We had sinned against God who infinite. When we think of God’s generosity towards us, His children, it makes it easier for us to forgive others, when we remember that we have sinned against God infinitely more than any person can sin against us.

Jesus calls us to: “Love one another, as I have loved you” (Jn 13:34). He loved us to the extreme of giving His life for us. Scripture says we must also lay down our lives for our brothers. St. Therese of Lisieux, doctor of the little way, understood this love very well. She called her path to God the ‘little way,’ which consisted of doing small things with a depth of love. For example, there was one infirmed sister in her community who was ill, and she used to assist her in walking. This sister would complain often and in various ways about the way she was being led, and this was very difficult for Therese. Because of the difficulty, she felt it was a beautiful opportunity for practicing charity. She said, “When I was guiding {this Sister} I did it with so much I could not have possibly done it better had I been guiding Jesus Himself” (Story of a Soul, p 249). She says when she was charitable she felt it was really Jesus acting in her, in order to shower His love onto others.
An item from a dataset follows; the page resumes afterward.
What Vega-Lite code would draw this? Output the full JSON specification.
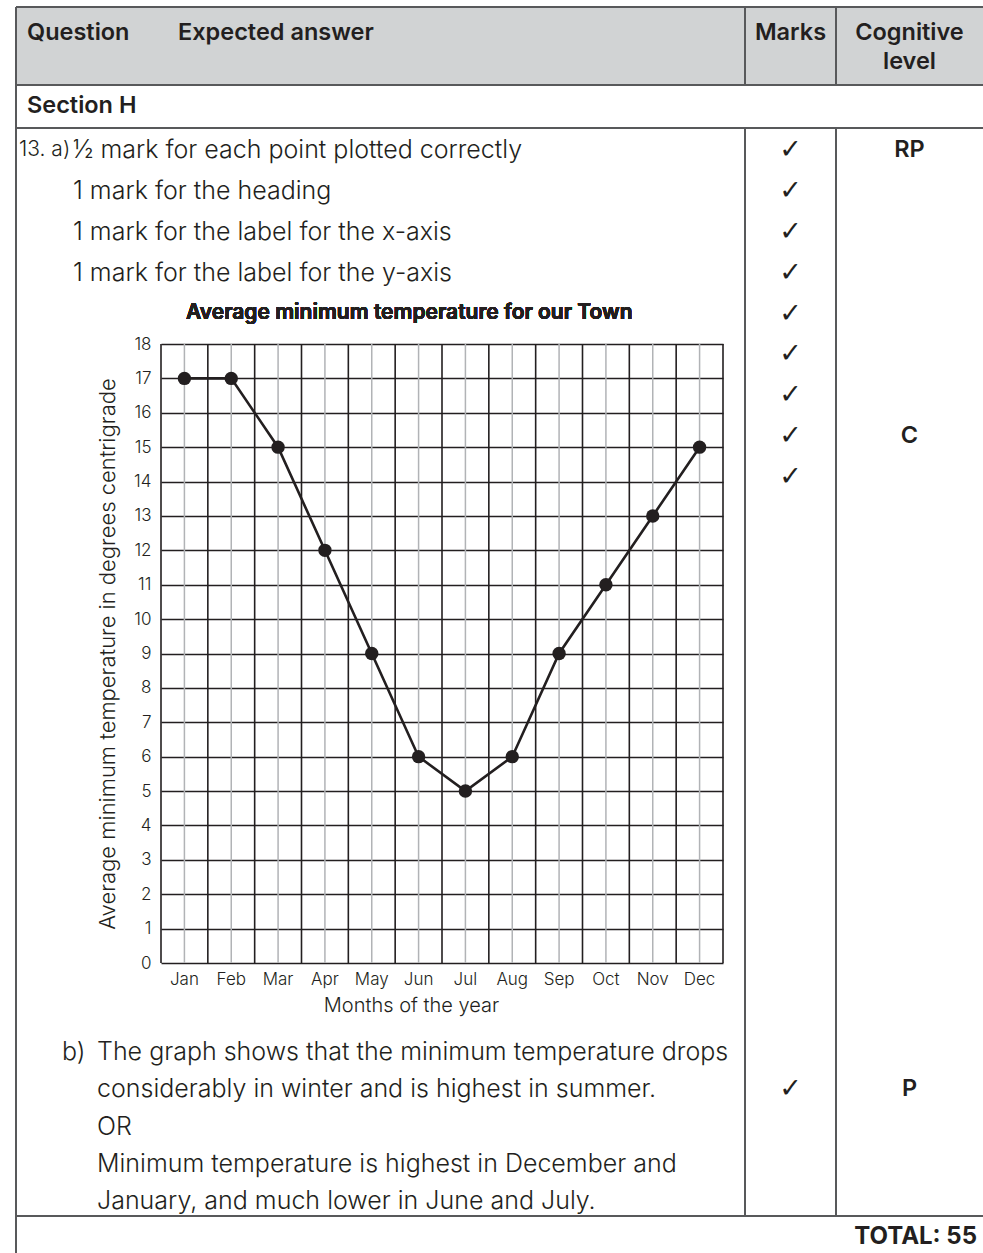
{
  "$schema": "https://vega.github.io/schema/vega-lite/v6.json",
  "width": 983,
  "height": 1253,
  "autosize": {"type": "none"},
  "padding": 0,
  "background": "white",
  "config": {
    "view": {"stroke": null},
    "font": "Inter",
    "text": {"color": "#231f20"}
  },
  "resolve": {
    "scale": {"x": "independent", "y": "independent"},
    "axis": {"x": "independent", "y": "independent"}
  },
  "layer": [
    {
      "data": {
        "values": [
          {"kind": "fill", "c0": 0, "c1": 3, "r0": 0, "r1": 1},
          {"kind": "line", "c0": 0, "c1": 3, "r0": 0, "r1": 0},
          {"kind": "line", "c0": 0, "c1": 3, "r0": 1, "r1": 1},
          {"kind": "line", "c0": 0, "c1": 3, "r0": 2, "r1": 2},
          {"kind": "line", "c0": 0, "c1": 3, "r0": 3, "r1": 3},
          {"kind": "line", "c0": 0, "c1": 0, "r0": 0, "r1": 4},
          {"kind": "line", "c0": 1, "c1": 1, "r0": 0, "r1": 1},
          {"kind": "line", "c0": 2, "c1": 2, "r0": 0, "r1": 1},
          {"kind": "line", "c0": 1, "c1": 1, "r0": 2, "r1": 3},
          {"kind": "line", "c0": 2, "c1": 2, "r0": 2, "r1": 3}
        ]
      },
      "encoding": {
        "x": {"field": "c0", "type": "quantitative", "axis": null,
              "scale": {"domain": [0, 1, 2, 3], "range": [16, 745, 836, 983], "zero": false, "nice": false}},
        "x2": {"field": "c1"},
        "y": {"field": "r0", "type": "quantitative", "axis": null,
              "scale": {"domain": [0, 1, 2, 3, 4], "range": [7, 85, 128, 1216, 1253], "zero": false, "nice": false}},
        "y2": {"field": "r1"}
      },
      "layer": [
        {"transform": [{"filter": "datum.kind === 'fill'"}],
         "mark": {"type": "rect", "color": "#d1d3d4"}},
        {"transform": [{"filter": "datum.kind === 'line'"}],
         "mark": {"type": "rule", "color": "#58595b", "strokeWidth": 2}}
      ]
    },
    {
      "data": {
        "values": [
          {"month": "Jan", "temp": 17},
          {"month": "Feb", "temp": 17},
          {"month": "Mar", "temp": 15},
          {"month": "Apr", "temp": 12},
          {"month": "May", "temp": 9},
          {"month": "Jun", "temp": 6},
          {"month": "Jul", "temp": 5},
          {"month": "Aug", "temp": 6},
          {"month": "Sep", "temp": 9},
          {"month": "Oct", "temp": 11},
          {"month": "Nov", "temp": 13},
          {"month": "Dec", "temp": 15}
        ]
      },
      "encoding": {
        "x": {
          "field": "month", "type": "ordinal", "sort": null,
          "scale": {"type": "band", "domain": ["Jan", "Feb", "Mar", "Apr", "May", "Jun", "Jul", "Aug", "Sep", "Oct", "Nov", "Dec"],
                    "range": [161, 723], "paddingInner": 0, "paddingOuter": 0},
          "axis": {
            "title": "Months of the year", "orient": "bottom", "offset": -290, "titleX": 411,
            "grid": false, "domain": false, "ticks": false, "labelAngle": 0,
            "labelFont": "Inter", "labelFontSize": 17, "labelFontWeight": 300, "labelColor": "#231f20", "labelPadding": 8,
            "titleFont": "Inter", "titleFontSize": 20, "titleFontWeight": 300, "titleColor": "#231f20", "titlePadding": 8
          }
        },
        "y": {
          "field": "temp", "type": "quantitative",
          "scale": {"domain": [0, 18], "range": [963, 344], "nice": false, "zero": false},
          "axis": {
            "title": "Average minimum temperature in degrees centrigrade", "orient": "left", "offset": -161,
            "tickCount": 18, "grid": true, "gridColor": "#231f20", "gridWidth": 1.6, "gridOpacity": 1,
            "domain": false, "ticks": false,
            "labelFont": "Inter", "labelFontSize": 17, "labelFontWeight": 300, "labelColor": "#231f20", "labelPadding": 10,
            "titleFont": "Inter", "titleFontSize": 22, "titleFontWeight": 300, "titleColor": "#231f20", "titlePadding": 14
          }
        }
      },
      "layer": [
        {"mark": {"type": "rule", "color": "#b1b3b6", "strokeWidth": 1.5},
         "encoding": {"y": {"datum": 0}, "y2": {"datum": 18}}},
        {"mark": {"type": "rule", "color": "#231f20", "strokeWidth": 1.6},
         "encoding": {"x": {"field": "month", "type": "ordinal", "bandPosition": 0},
                      "y": {"datum": 0}, "y2": {"datum": 18}}},
        {"transform": [{"filter": "datum.month === 'Dec'"}],
         "mark": {"type": "rule", "color": "#231f20", "strokeWidth": 1.6},
         "encoding": {"x": {"field": "month", "type": "ordinal", "bandPosition": 1},
                      "y": {"datum": 0}, "y2": {"datum": 18}}},
        {"mark": {"type": "line", "color": "#231f20", "strokeWidth": 2.6}},
        {"mark": {"type": "point", "filled": true, "size": 180, "color": "#231f20", "opacity": 1}},
        {"mark": {"type": "text", "fontSize": 21, "fontWeight": 600, "align": "center", "baseline": "middle", "color": "#231f20"},
         "encoding": {"x": {"datum": "Jun", "bandPosition": 0.3}, "y": {"datum": 18.9},
                      "text": {"value": "Average minimum temperature for our Town"}}}
      ]
    },
    {
      "data": {
        "values": [
          {"text": "Question", "role": "head", "col": 0, "line": 1},
          {"text": "Expected answer", "role": "headAnswer", "col": 0, "line": 1},
          {"text": "Marks", "role": "center", "col": 1.5, "line": 1},
          {"text": "Cognitive", "role": "center", "col": 2.5, "line": 1},
          {"text": "level", "role": "center", "col": 2.5, "line": 2},
          {"text": "Section H", "role": "head", "col": 0, "line": 3},
          {"text": "13. a)", "role": "number", "col": 0, "line": 4},
          {"text": "½ mark for each point plotted correctly", "role": "answerA", "col": 0, "line": 4},
          {"text": "1 mark for the heading", "role": "answerA", "col": 0, "line": 5},
          {"text": "1 mark for the label for the x-axis", "role": "answerA", "col": 0, "line": 6},
          {"text": "1 mark for the label for the y-axis", "role": "answerA", "col": 0, "line": 7},
          {"text": "✓", "role": "check", "col": 1.5, "line": 4},
          {"text": "✓", "role": "check", "col": 1.5, "line": 5},
          {"text": "✓", "role": "check", "col": 1.5, "line": 6},
          {"text": "✓", "role": "check", "col": 1.5, "line": 7},
          {"text": "✓", "role": "check", "col": 1.5, "line": 8},
          {"text": "✓", "role": "check", "col": 1.5, "line": 9},
          {"text": "✓", "role": "check", "col": 1.5, "line": 10},
          {"text": "✓", "role": "check", "col": 1.5, "line": 11},
          {"text": "✓", "role": "check", "col": 1.5, "line": 12},
          {"text": "RP", "role": "center", "col": 2.5, "line": 4},
          {"text": "C", "role": "center", "col": 2.5, "line": 11},
          {"text": "b)", "role": "numberB", "col": 0, "line": 13},
          {"text": "The graph shows that the minimum temperature drops", "role": "answerB", "col": 0, "line": 13},
          {"text": "considerably in winter and is highest in summer.", "role": "answerB", "col": 0, "line": 14},
          {"text": "OR", "role": "answerB", "col": 0, "line": 15},
          {"text": "Minimum temperature is highest in December and", "role": "answerB", "col": 0, "line": 16},
          {"text": "January, and much lower in June and July.", "role": "answerB", "col": 0, "line": 17},
          {"text": "✓", "role": "check", "col": 1.5, "line": 14},
          {"text": "P", "role": "center", "col": 2.5, "line": 14},
          {"text": "TOTAL: 55", "role": "total", "col": 3, "line": 18}
        ]
      },
      "encoding": {
        "x": {"field": "col", "type": "quantitative", "axis": null,
              "scale": {"domain": [0, 1, 2, 3], "range": [16, 745, 836, 983], "zero": false, "nice": false}},
        "y": {"field": "line", "type": "quantitative", "axis": null,
              "scale": {"domain": [1, 2, 3, 4, 12, 13, 17, 18], "range": [33, 62, 106, 150, 477, 1052, 1201, 1237], "zero": false, "nice": false}},
        "text": {"field": "text"}
      },
      "layer": [
        {"transform": [{"filter": "datum.role === 'head'"}],
         "mark": {"type": "text", "align": "left", "baseline": "middle", "dx": 11, "fontSize": 23.5, "fontWeight": 600}},
        {"transform": [{"filter": "datum.role === 'headAnswer'"}],
         "mark": {"type": "text", "align": "left", "baseline": "middle", "dx": 162, "fontSize": 23.5, "fontWeight": 600}},
        {"transform": [{"filter": "datum.role === 'center'"}],
         "mark": {"type": "text", "align": "center", "baseline": "middle", "fontSize": 23.5, "fontWeight": 600}},
        {"transform": [{"filter": "datum.role === 'total'"}],
         "mark": {"type": "text", "align": "right", "baseline": "middle", "dx": -6, "fontSize": 24, "fontWeight": 700}},
        {"transform": [{"filter": "datum.role === 'check'"}],
         "mark": {"type": "text", "align": "center", "baseline": "middle", "font": "DejaVu Sans", "fontSize": 27, "fontWeight": "bold"}},
        {"transform": [{"filter": "datum.role === 'number'"}],
         "mark": {"type": "text", "align": "left", "baseline": "middle", "dx": 3, "fontSize": 21, "fontWeight": 300}},
        {"transform": [{"filter": "datum.role === 'answerA'"}],
         "mark": {"type": "text", "align": "left", "baseline": "middle", "dx": 57, "fontSize": 25, "fontWeight": 300}},
        {"transform": [{"filter": "datum.role === 'numberB'"}],
         "mark": {"type": "text", "align": "left", "baseline": "middle", "dx": 46, "fontSize": 25, "fontWeight": 300}},
        {"transform": [{"filter": "datum.role === 'answerB'"}],
         "mark": {"type": "text", "align": "left", "baseline": "middle", "dx": 81, "fontSize": 25, "fontWeight": 300}}
      ]
    }
  ]
}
The Church teaches that Christ died for all men without exception, and that there is no offense that the Church cannot forgive (Catechism of the Catholic Church, 605). Some of the Sacraments of the Church, instituted by Jesus, have the power to forgive sins. The Church has the mission to forgive sins, continuing Jesus’ own mission of reconciliation and healing. In the Scripture about the paralytic, it says: “…people brought to him a paralytic ….When Jesus saw their faith, he said to the paralytic, ‘Courage, child, your sins are forgiven.’ At that, some of the scribes said to themselves, ‘this man is blaspheming.’ Jesus knew what they were thinking, and said, ‘Why do you harbor evil thoughts? Which is easier, to say, ‘your sins are forgiven,’ or to say, ‘rise and walk?’ But that you may know that the Son of Man has authority on earth to forgive sins” – he then said the paralytic, ‘Rise, pick up your stretcher, and go home.’ He rose and went home” (Mt 9:2-7). We see here how the Son of Man has authority on earth to forgive sins, and how He continues through His Body, the Church, to do so today.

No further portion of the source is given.